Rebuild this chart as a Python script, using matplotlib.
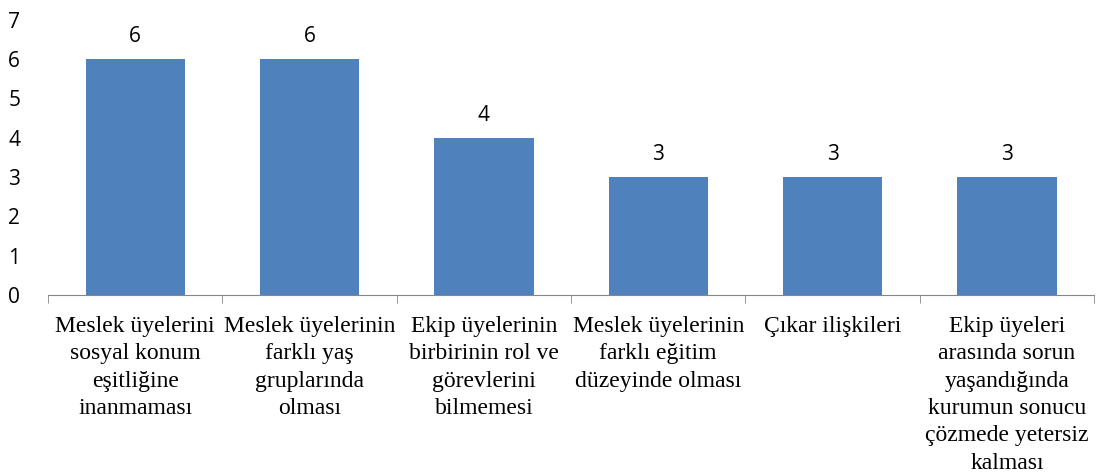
import matplotlib.pyplot as plt

categories = [
    'Meslek üyelerini\nsosyal konum\neşitliğine\ninanmaması',
    'Meslek üyelerinin\nfarklı yaş\ngruplarında\nolması',
    'Ekip üyelerinin\nbirbirinin rol ve\ngörevlerini\nbilmemesi',
    'Meslek üyelerinin\nfarklı eğitim\ndüzeyinde olması',
    'Çıkar ilişkileri',
    'Ekip üyeleri\narasında sorun\nyaşandığında\nkurumun sonucu\nçözmede yetersiz\nkalması',
]
values = [6, 6, 4, 3, 3, 3]

fig = plt.figure(figsize=(10.99, 4.72), dpi=100)
ax = fig.add_axes([0.0437, 0.375, 0.9518, 0.583])

x = range(len(values))
bars = ax.bar(x, values, width=0.57, color='#4F81BD')

for b, v in zip(bars, values):
    ax.text(b.get_x() + b.get_width() / 2, v + 0.3, str(v),
            ha='center', va='bottom', fontsize=15, family='Open Sans')

ax.set_xlim(-0.5, len(values) - 0.5)
ax.set_ylim(0, 7)
ax.set_yticks(range(8))
ax.set_yticklabels([str(i) for i in range(8)], fontsize=15, family='Open Sans')

for s in ['top', 'right', 'left']:
    ax.spines[s].set_visible(False)
ax.spines['bottom'].set_color('#868686')
ax.tick_params(axis='y', length=0, pad=20)

# category boundary ticks
ax.set_xticks([i - 0.5 for i in range(len(values) + 1)], minor=True)
ax.tick_params(axis='x', which='minor', length=6, color='#868686')
ax.set_xticks(list(x))
ax.set_xticklabels(categories, fontsize=17, family='Liberation Serif',
                   linespacing=1.4, va='top')
ax.tick_params(axis='x', which='major', length=0, pad=15)

fig.savefig('out.png')
plt.close(fig)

_Written problem:_
Output the lines above in full and exactly as given, omitting any pictures.

_Solution to the exercise:_
Rebuild this chart as a Python script, using matplotlib.
import matplotlib.pyplot as plt

categories = [
    'Meslek üyelerini\nsosyal konum\neşitliğine\ninanmaması',
    'Meslek üyelerinin\nfarklı yaş\ngruplarında\nolması',
    'Ekip üyelerinin\nbirbirinin rol ve\ngörevlerini\nbilmemesi',
    'Meslek üyelerinin\nfarklı eğitim\ndüzeyinde olması',
    'Çıkar ilişkileri',
    'Ekip üyeleri\narasında sorun\nyaşandığında\nkurumun sonucu\nçözmede yetersiz\nkalması',
]
values = [6, 6, 4, 3, 3, 3]

fig = plt.figure(figsize=(10.99, 4.72), dpi=100)
ax = fig.add_axes([0.0437, 0.375, 0.9518, 0.583])

x = range(len(values))
bars = ax.bar(x, values, width=0.57, color='#4F81BD')

for b, v in zip(bars, values):
    ax.text(b.get_x() + b.get_width() / 2, v + 0.3, str(v),
            ha='center', va='bottom', fontsize=15, family='Open Sans')

ax.set_xlim(-0.5, len(values) - 0.5)
ax.set_ylim(0, 7)
ax.set_yticks(range(8))
ax.set_yticklabels([str(i) for i in range(8)], fontsize=15, family='Open Sans')

for s in ['top', 'right', 'left']:
    ax.spines[s].set_visible(False)
ax.spines['bottom'].set_color('#868686')
ax.tick_params(axis='y', length=0, pad=20)

# category boundary ticks
ax.set_xticks([i - 0.5 for i in range(len(values) + 1)], minor=True)
ax.tick_params(axis='x', which='minor', length=6, color='#868686')
ax.set_xticks(list(x))
ax.set_xticklabels(categories, fontsize=17, family='Liberation Serif',
                   linespacing=1.4, va='top')
ax.tick_params(axis='x', which='major', length=0, pad=15)

fig.savefig('out.png')
plt.close(fig)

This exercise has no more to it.